» Task to carry out: Repeat the records below exactly, from the first line through the line containing "[leaf] (S) at", and leave out any pictures.

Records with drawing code
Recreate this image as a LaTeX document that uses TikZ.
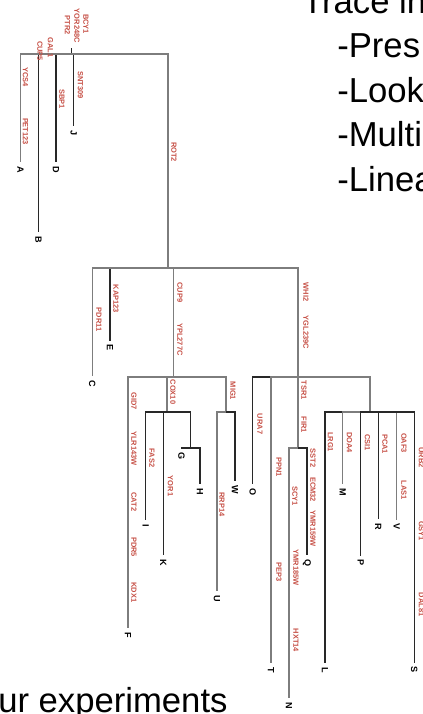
\documentclass[tikz,border=0pt]{standalone}
\usepackage{fontspec}
\setmainfont{Liberation Sans}
\usepackage{tikz}
\usepackage{color}
\definecolor{genered}{RGB}{198,80,70}
\definecolor{darkedge}{RGB}{40,40,40}
\definecolor{lightedge}{RGB}{125,125,125}

\begin{document}
\begin{tikzpicture}[x=0.75pt,y=0.75pt,yscale=-1,xscale=1,
  gene/.style={text=genered, font=\fontsize{5.6}{6}\selectfont\bfseries, rotate=-90, inner sep=0pt},
  leaf/.style={font=\fontsize{6.8}{7}\selectfont\bfseries, rotate=-90, inner sep=3pt},
  bk/.style={draw=darkedge, line width=0.8pt},
  gr/.style={draw=lightedge, line width=1pt},
  slide/.style={font=\fontsize{26}{30}\selectfont, anchor=base west, inner sep=0pt}]
\useasboundingbox (0,0) rectangle (422,714);
\clip (0,0) rectangle (422,714);

% Branch points
\coordinate (rootTop) at (71.5,48);
\coordinate (root) at (71.5,54);
\coordinate (rot) at (168,268);
\coordinate (cup) at (173.5,377);
\coordinate (cox) at (167,412);
\coordinate (gh) at (190.5,448);
\coordinate (mig) at (226,412);
\coordinate (whi) at (298,377);
\coordinate (tsr) at (298,448);
\coordinate (lrg) at (370,412);

% Leaves
\node [leaf] (A) at (20.5,170) {A};
\node [leaf] (B) at (38.5,240) {B};
\node [leaf] (D) at (56,170) {D};
\node [leaf] (J) at (73.7,133) {J};
\node [leaf] (C) at (92.3,384) {C};
\node [leaf] (E) at (110,348) {E};
\node [leaf] (F) at (128,635) {F};
\node [leaf] (I) at (145.7,526) {I};
\node [leaf] (K) at (163.3,563) {K};
\node [leaf] (G) at (181.5,456) {G};
\node [leaf] (H) at (200,492) {H};
\node [leaf] (U) at (217,599) {U};
\node [leaf] (W) at (235,490) {W};
\node [leaf] (O) at (252.7,492) {O};
\node [leaf] (T) at (271,670) {T};
\node [leaf] (N) at (289,706) {N};
\node [leaf] (Q) at (307,563) {Q};
\node [leaf] (L) at (325,670) {L};
\node [leaf] (M) at (342.7,492) {M};
\node [leaf] (P) at (360.7,563) {P};
\node [leaf] (R) at (378.3,527) {R};
\node [leaf] (V) at (396.7,527) {V};
\node [leaf] (S) at (414.3,670) {S};

% Branches
\draw [bk] (rootTop) -- (root);
\draw [bk] (root) -| (B);
\draw [bk] (root) -| (D);
\draw [bk] (root) -| (J);
\draw [gr] (root) -| (A);
\draw [gr] (root) -| (rot);
\draw [bk] (rot) -| (E);
\draw [gr] (rot) -| (C);
\draw [gr] (rot) -| (cup);
\draw [gr] (rot) -| (whi);
\draw [gr] (cup) -| (F);
\draw [gr] (cup) -| (cox);
\draw [gr] (cup) -| (mig);
\draw [bk] (cox) -| (I);
\draw [bk] (cox) -| (K);
\draw [bk] (cox) -| (gh);
\draw [bk] (gh) -| (G);
\draw [bk] (gh) -| (H);
\draw [gr] (mig) -| (U);
\draw [bk] (mig) -| (W);
\draw [bk] (whi) -| (O);
\draw [gr] (whi) -| (T);
\draw [gr] (whi) -| (tsr);
\draw [gr] (whi) -| (lrg);
\draw [gr] (tsr) -| (N);
\draw [bk] (tsr) -| (Q);
\draw [bk] (lrg) -| (L);
\draw [gr] (lrg) -| (M);
\draw [bk] (lrg) -| (P);
\draw [bk] (lrg) -| (R);
\draw [gr] (lrg) -| (V);
\draw [bk] (lrg) -| (S);

% Gene labels
\node [gene] (PTR2) at (67.5,25) {PTR2};
\node [gene] (YOR248C) at (77,26) {YOR248C};
\node [gene] (BCY1) at (86,24) {BCY1};
\node [gene] (CUP5) at (40,51) {CUP5};
\node [gene] (GAL1) at (50.5,47.5) {GAL1};
\node [gene] (YCS4) at (25.5,77) {YCS4};
\node [gene] (PET123) at (25.5,131.5) {PET123};
\node [gene] (SBP1) at (62,99) {SBP1};
\node [gene] (SNT309) at (80.5,85) {SNT309};
\node [gene] (ROT2) at (174,152) {ROT2};
\node [gene] (KAP123) at (116,299) {KAP123};
\node [gene] (PDR11) at (99,319.5) {PDR11};
\node [gene] (CUP9) at (180,292.5) {CUP9};
\node [gene] (YPL277C) at (180,339.5) {YPL277C};
\node [gene] (COX10) at (173,392) {COX10};
\node [gene] (GID7) at (134,401) {GID7};
\node [gene] (YLR143W) at (134,448.5) {YLR143W};
\node [gene] (CAT2) at (134,502) {CAT2};
\node [gene] (PDR5) at (134,547) {PDR5};
\node [gene] (KDX1) at (134,592.5) {KDX1};
\node [gene] (FAS2) at (152,458) {FAS2};
\node [gene] (YOR1) at (170.5,486) {YOR1};
\node [gene] (MIG1) at (233,391) {MIG1};
\node [gene] (RRP14) at (222,504.5) {RRP14};
\node [gene] (WHI2) at (306,292) {WHI2};
\node [gene] (YGL239C) at (306,332.5) {YGL239C};
\node [gene] (TSR1) at (304,390) {TSR1};
\node [gene] (FIR1) at (304,425) {FIR1};
\node [gene] (URA7) at (260,424) {URA7};
\node [gene] (PPN1) at (279,467) {PPN1};
\node [gene] (PEP3) at (279,572) {PEP3};
\node [gene] (SST2) at (313,458) {SST2};
\node [gene] (ECM32) at (313,489.5) {ECM32};
\node [gene] (YMR159W) at (313,528.5) {YMR159W};
\node [gene] (SCY1) at (295,496) {SCY1};
\node [gene] (YMR185W) at (296,567.5) {YMR185W};
\node [gene] (HXT14) at (296,640.5) {HXT14};
\node [gene] (LRG1) at (330.5,442) {LRG1};
\node [gene] (DOA4) at (349.5,442.5) {DOA4};
\node [gene] (CSI1) at (367.5,442.5) {CSI1};
\node [gene] (PCA1) at (385,444) {PCA1};
\node [gene] (OAF3) at (404,443) {OAF3};
\node [gene] (LAS1) at (404,490) {LAS1};
\node [gene] (URB2) at (421.5,457.5) {URB2};
\node [gene] (GSY1) at (421.5,531) {GSY1};
\node [gene] (DAL81) at (421.5,604.5) {DAL81};

% Slide text
\node [slide] (trace) at (302,13) {Trace in};
\node [slide] (pres) at (337,57.5) {-Pres};
\node [slide] (look) at (337,102) {-Look};
\node [slide] (multi) at (337,146.5) {-Multi};
\node [slide] (linea) at (337,191) {-Linea};
\node [slide] (exper) at (-2,712) {ur experiments};
\end{tikzpicture}
\end{document}
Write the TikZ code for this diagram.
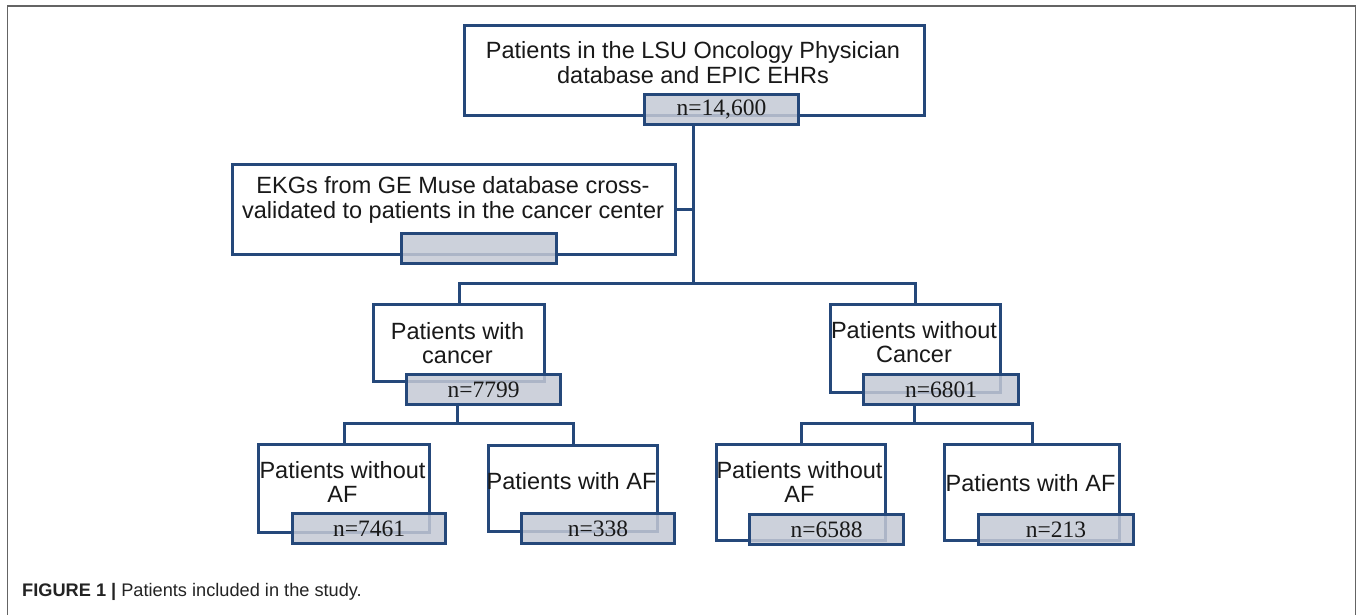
\documentclass[tikz,border=0pt]{standalone}
\usepackage{fontspec}
\setmainfont{Liberation Sans}
\newfontfamily\nfont{Liberation Serif}
\definecolor{bblue}{RGB}{37,72,122}
\definecolor{ngrey}{RGB}{196,201,213}
\definecolor{frameg}{RGB}{100,100,100}
\definecolor{captc}{RGB}{35,35,35}
\definecolor{txtc}{RGB}{25,25,25}
\begin{document}
\begin{tikzpicture}[x=1pt,y=-1pt,
  wbox/.style={draw=bblue, line width=3pt, fill=white, inner sep=0pt, anchor=north west},
  gbox/.style={draw=bblue, line width=3pt, fill=ngrey, fill opacity=0.85, text opacity=1,
    text=txtc, anchor=north west, inner sep=0pt, font=\nfont\fontsize{23.5}{26}\selectfont},
  txt/.style={align=center, inner sep=0pt, text=txtc, font=\fontsize{23.5}{24.5}\selectfont},
  link/.style={draw=bblue, line width=3pt},
  framel/.style={draw=frameg, line width=1.6pt}]
\useasboundingbox (0,0) rectangle (1357,615);
% frame
\coordinate (f1) at (7.5,615);
\coordinate (f2) at (7.5,6);
\coordinate (f3) at (1355.5,6);
\coordinate (f4) at (1355.5,615);
\draw[framel] (f1) -- (f2) -- (f3) -- (f4);
% boxes
\node[wbox, minimum width=460pt, minimum height=90pt] (top) at (463,24) {};
\node[gbox, minimum width=154pt, minimum height=30pt] (topn) at (643,93) {n=14,600};
\node[wbox, minimum width=443pt, minimum height=90pt] (ekg) at (231,163) {};
\node[gbox, minimum width=155pt, minimum height=30pt] (ekgn) at (400,232) {};
\node[wbox, minimum width=171pt, minimum height=77pt] (canc) at (372,303) {};
\node[gbox, minimum width=154pt, minimum height=30pt] (cancn) at (405,373) {n=7799};
\node[wbox, minimum width=170pt, minimum height=88pt] (ncan) at (829,303) {};
\node[gbox, minimum width=155pt, minimum height=30pt] (ncann) at (862,373) {n=6801};
\node[wbox, minimum width=171pt, minimum height=88pt] (l1) at (257,443) {};
\node[gbox, minimum width=153pt, minimum height=30pt] (l1n) at (291,512) {n=7461};
\node[wbox, minimum width=169pt, minimum height=86pt] (l2) at (487,444) {};
\node[gbox, minimum width=153pt, minimum height=30pt] (l2n) at (520,512) {n=338};
\node[wbox, minimum width=169pt, minimum height=96pt] (r1) at (715,443) {};
\node[gbox, minimum width=154pt, minimum height=30pt] (r1n) at (748,513) {n=6588};
\node[wbox, minimum width=175pt, minimum height=96pt] (r2) at (943,443) {};
\node[gbox, minimum width=155pt, minimum height=30pt] (r2n) at (977,513) {n=213};
% texts
\node[txt] (toptxt) at (693,62.5) {Patients in the LSU Oncology Physician\\database and EPIC EHRs};
\node[txt] (ekgtxt) at (453,200) {EKGs from GE Muse database cross-\\validated to patients in the cancer center};
\node[txt] (canctxt) at (457.5,343) {Patients with\\cancer};
\node[txt] (ncantxt) at (914,342) {Patients without\\Cancer};
\node[txt] (l1txt) at (342.5,482) {Patients without\\AF};
\node[txt] (l2txt) at (571.5,481.5) {Patients with AF};
\node[txt] (r1txt) at (799.5,482) {Patients without\\AF};
\node[txt] (r2txt) at (1030.5,483) {Patients with AF};
% connectors
\coordinate (j1) at (693,283);
\coordinate (j2) at (457.5,423);
\coordinate (j3) at (914,423);
\draw[link] (j1 |- topn.south) -- (j1);
\draw[link] (ekg.east) -- (ekg.east -| j1);
\draw[link] (canc.north) |- (j1) -| (ncan.north);
\draw[link] (j2 |- cancn.south) -- (j2);
\draw[link] (l1.north) |- (j2) -| (l2.north);
\draw[link] (j3 |- ncann.south) -- (j3);
\draw[link] (r1.north) |- (j3) -| (r2.north);
% caption
\node[anchor=west, inner sep=0pt, text=captc, font=\fontsize{18.2}{21}\selectfont] (cap) at (22,592)
  {\textbf{FIGURE 1 |} Patients included in the study.};
\end{tikzpicture}
\end{document}
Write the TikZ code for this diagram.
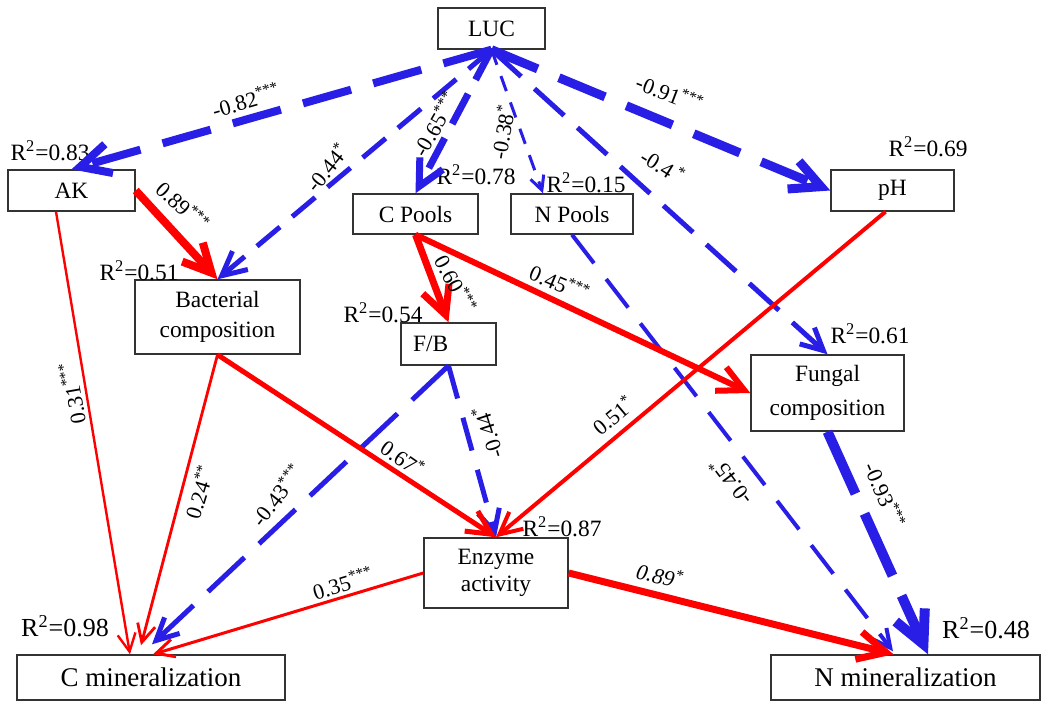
\documentclass[tikz,border=0pt]{standalone}
\usepackage{fontspec}
\setmainfont{Liberation Serif}
\usetikzlibrary{arrows.meta}
\definecolor{pathred}{RGB}{255,0,0}
\definecolor{pathblue}{RGB}{40,30,230}

\tikzset{
  var/.style={draw=black!80, line width=0.7pt, inner sep=0pt, align=center,
    font=\fontsize{11.7}{14}\selectfont},
  varbig/.style={var, font=\fontsize{13.5}{16}\selectfont},
  rsq/.style={inner sep=0pt, font=\fontsize{11.7}{14}\selectfont},
  rsqbig/.style={inner sep=0pt, font=\fontsize{13}{15}\selectfont},
  coef/.style={inner sep=0pt, font=\fontsize{11}{13}\selectfont},
  posline/.style={draw=pathred},
  negline/.style={draw=pathblue},
  barb/.style={-{Straight Barb[length=#1,width=#1]}},
}

\begin{document}
\begin{tikzpicture}[x=0.5pt,y=-0.5pt]
  \useasboundingbox (0,0) rectangle (1041,701);

% variables
  \node[var, minimum width=53.5pt, minimum height=20.5pt] (luc) at (491.5,28.5) {LUC};
  \node[var, minimum width=63.5pt, minimum height=20.5pt] (ak) at (71.5,190.5) {AK};
  \node[var, minimum width=62.5pt, minimum height=20pt] (cp) at (415.5,214) {C Pools};
  \node[var, minimum width=61pt, minimum height=20pt] (np) at (572,214) {N Pools};
  \node[var, minimum width=61.5pt, minimum height=20.5pt] (ph) at (892.5,190.5) {pH};
  \node[var, minimum width=82.5pt, minimum height=37pt, font=\fontsize{11.7}{15}\selectfont] (bact) at (217.5,317) {Bacterial\\composition};
  \node[var, minimum height=21pt, text width=35.5pt, align=left, inner xsep=6pt] (fb) at (448.5,344) {F/B};
  \node[var, minimum width=76.5pt, minimum height=38pt, font=\fontsize{11.7}{17}\selectfont] (fung) at (827.5,393) {Fungal\\composition};
  \node[var, minimum width=72pt, minimum height=35pt, font=\fontsize{11.7}{13.5}\selectfont] (enz) at (496,573) {Enzyme\\activity};
  \node[varbig, minimum width=134pt, minimum height=22.5pt] (cmin) at (151,677.5) {C mineralization};
  \node[varbig, minimum width=134.5pt, minimum height=22.5pt] (nmin) at (905.5,677.5) {N mineralization};

% R squared
  \node[rsq] (rak) at (50,151) {R\textsuperscript{2}=0.83};
  \node[rsq] (rcp) at (476,175) {R\textsuperscript{2}=0.78};
  \node[rsq] (rnp) at (586,183) {R\textsuperscript{2}=0.15};
  \node[rsq] (rph) at (928,147) {R\textsuperscript{2}=0.69};
  \node[rsq] (rbact) at (139,271) {R\textsuperscript{2}=0.51};
  \node[rsq] (rfb) at (383,313) {R\textsuperscript{2}=0.54};
  \node[rsq] (rfung) at (870,334) {R\textsuperscript{2}=0.61};
  \node[rsq] (renz) at (562,527) {R\textsuperscript{2}=0.87};
  \node[rsqbig] (rcmin) at (65,626) {R\textsuperscript{2}=0.98};
  \node[rsqbig] (rnmin) at (986,628) {R\textsuperscript{2}=0.48};

% negative paths (dashed)
  \draw[negline, line width=4pt, dash pattern=on 25pt off 11.5pt, barb=15pt] (luc.south) -- (ak.north);
  \draw[negline, line width=2.5pt, dash pattern=on 15pt off 8pt, barb=12pt] (luc.south) -- (bact.north);
  \draw[negline, line width=3.5pt, dash pattern=on 17pt off 8pt, barb=13pt] (luc.south) -- (cp.north);
  \draw[negline, line width=1.5pt, dash pattern=on 8pt off 6pt, barb=7pt] (luc.south) -- ([xshift=-14.5pt]np.north);
  \draw[negline, line width=4.5pt, dash pattern=on 25pt off 11.5pt, barb=15pt] (luc.south) -- (ph.west);
  \draw[negline, line width=2.5pt, dash pattern=on 20pt off 9pt, barb=11pt] (luc.south) -- (fung.north);
  \draw[negline, line width=2.5pt, dash pattern=on 25pt off 10pt, barb=11pt] (fb.south) -- ([xshift=0.5pt,yshift=5pt]cmin.north);
  \draw[negline, line width=2.5pt, dash pattern=on 17pt off 10pt, barb=11pt] (fb.south) -- (enz.north);
  \draw[negline, line width=2pt, dash pattern=on 18pt off 10pt, barb=9pt] (np.south) -- ([xshift=-6.25pt,yshift=1.5pt]nmin.north);
  \draw[negline, line width=5pt, dash pattern=on 34pt off 11pt, barb=16pt] (fung.south) -- ([xshift=11.25pt]nmin.north);

% positive paths (solid)
  \draw[posline, line width=4pt, barb=14pt] (ak.east) -- (bact.north);
  \draw[posline, line width=1.2pt, barb=9pt] ([xshift=-7.75pt]ak.south) -- ([xshift=-10.5pt]cmin.north);
  \draw[posline, line width=1.4pt, barb=9pt] (bact.south) -- ([xshift=-5pt,yshift=4.5pt]cmin.north);
  \draw[posline, line width=2.5pt, barb=12pt] (bact.south) -- (enz.north);
  \draw[posline, line width=3.5pt, barb=14pt] (cp.south) -- (fb.north);
  \draw[posline, line width=3pt, barb=13pt] (cp.south) -- (fung.west);
  \draw[posline, line width=2pt, barb=11pt] ([xshift=-3.5pt]ph.south) -- (enz.north);
  \draw[posline, line width=1.5pt, barb=9pt] (enz.west) -- ([xshift=1pt]cmin.north);
  \draw[posline, line width=3.5pt, barb=14pt] (enz.east) -- ([xshift=-6pt]nmin.north);

% path coefficients
  \node[coef, rotate=16] (c82) at (246,100) {-0.82\textsuperscript{***}};
  \node[coef, rotate=51] (c44a) at (327,167) {-0.44\textsuperscript{*}};
  \node[coef, rotate=60] (c65) at (435,124) {-0.65\textsuperscript{***}};
  \node[coef, rotate=80] (c38) at (502,132) {-0.38\textsuperscript{*}};
  \node[coef, rotate=-21] (c91) at (670,93) {-0.91\textsuperscript{***}};
  \node[coef, rotate=-32] (c4) at (663,166) {-0.4\,\textsuperscript{*}};
  \node[coef, rotate=-43] (c89a) at (183,206) {0.89\textsuperscript{***}};
  \node[coef, rotate=100] (c31) at (72,393) {0.31\textsuperscript{***}};
  \node[coef, rotate=73] (c24) at (199,492) {0.24\textsuperscript{**}};
  \node[coef, rotate=52] (c43) at (277,495) {-0.43\textsuperscript{***}};
  \node[coef, rotate=-35] (c67) at (403,458) {0.67\textsuperscript{*}};
  \node[coef, rotate=108] (c44b) at (487,432) {-0.44\textsuperscript{*}};
  \node[coef, rotate=-62] (c60) at (456,284) {0.60\textsuperscript{***}};
  \node[coef, rotate=-23] (c45a) at (560,283) {0.45\textsuperscript{***}};
  \node[coef, rotate=40] (c51) at (613,415) {0.51\textsuperscript{*}};
  \node[coef, rotate=127] (c45b) at (730,482) {-0.45\textsuperscript{*}};
  \node[coef, rotate=-67] (c93) at (885,495) {-0.93\textsuperscript{***}};
  \node[coef, rotate=17] (c35) at (343,583) {0.35\textsuperscript{***}};
  \node[coef, rotate=-13, font=\fontsize{11}{13}\selectfont\itshape] (c89b) at (660,575) {0.89\textsuperscript{*}};

\end{tikzpicture}
\end{document}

» Correct result:
Recreate this image as a LaTeX document that uses TikZ.
\documentclass[tikz,border=0pt]{standalone}
\usepackage{fontspec}
\setmainfont{Liberation Sans}
\usepackage{tikz}
\usepackage{color}
\definecolor{genered}{RGB}{198,80,70}
\definecolor{darkedge}{RGB}{40,40,40}
\definecolor{lightedge}{RGB}{125,125,125}

\begin{document}
\begin{tikzpicture}[x=0.75pt,y=0.75pt,yscale=-1,xscale=1,
  gene/.style={text=genered, font=\fontsize{5.6}{6}\selectfont\bfseries, rotate=-90, inner sep=0pt},
  leaf/.style={font=\fontsize{6.8}{7}\selectfont\bfseries, rotate=-90, inner sep=3pt},
  bk/.style={draw=darkedge, line width=0.8pt},
  gr/.style={draw=lightedge, line width=1pt},
  slide/.style={font=\fontsize{26}{30}\selectfont, anchor=base west, inner sep=0pt}]
\useasboundingbox (0,0) rectangle (422,714);
\clip (0,0) rectangle (422,714);

% Branch points
\coordinate (rootTop) at (71.5,48);
\coordinate (root) at (71.5,54);
\coordinate (rot) at (168,268);
\coordinate (cup) at (173.5,377);
\coordinate (cox) at (167,412);
\coordinate (gh) at (190.5,448);
\coordinate (mig) at (226,412);
\coordinate (whi) at (298,377);
\coordinate (tsr) at (298,448);
\coordinate (lrg) at (370,412);

% Leaves
\node [leaf] (A) at (20.5,170) {A};
\node [leaf] (B) at (38.5,240) {B};
\node [leaf] (D) at (56,170) {D};
\node [leaf] (J) at (73.7,133) {J};
\node [leaf] (C) at (92.3,384) {C};
\node [leaf] (E) at (110,348) {E};
\node [leaf] (F) at (128,635) {F};
\node [leaf] (I) at (145.7,526) {I};
\node [leaf] (K) at (163.3,563) {K};
\node [leaf] (G) at (181.5,456) {G};
\node [leaf] (H) at (200,492) {H};
\node [leaf] (U) at (217,599) {U};
\node [leaf] (W) at (235,490) {W};
\node [leaf] (O) at (252.7,492) {O};
\node [leaf] (T) at (271,670) {T};
\node [leaf] (N) at (289,706) {N};
\node [leaf] (Q) at (307,563) {Q};
\node [leaf] (L) at (325,670) {L};
\node [leaf] (M) at (342.7,492) {M};
\node [leaf] (P) at (360.7,563) {P};
\node [leaf] (R) at (378.3,527) {R};
\node [leaf] (V) at (396.7,527) {V};
\node [leaf] (S) at (414.3,670) {S};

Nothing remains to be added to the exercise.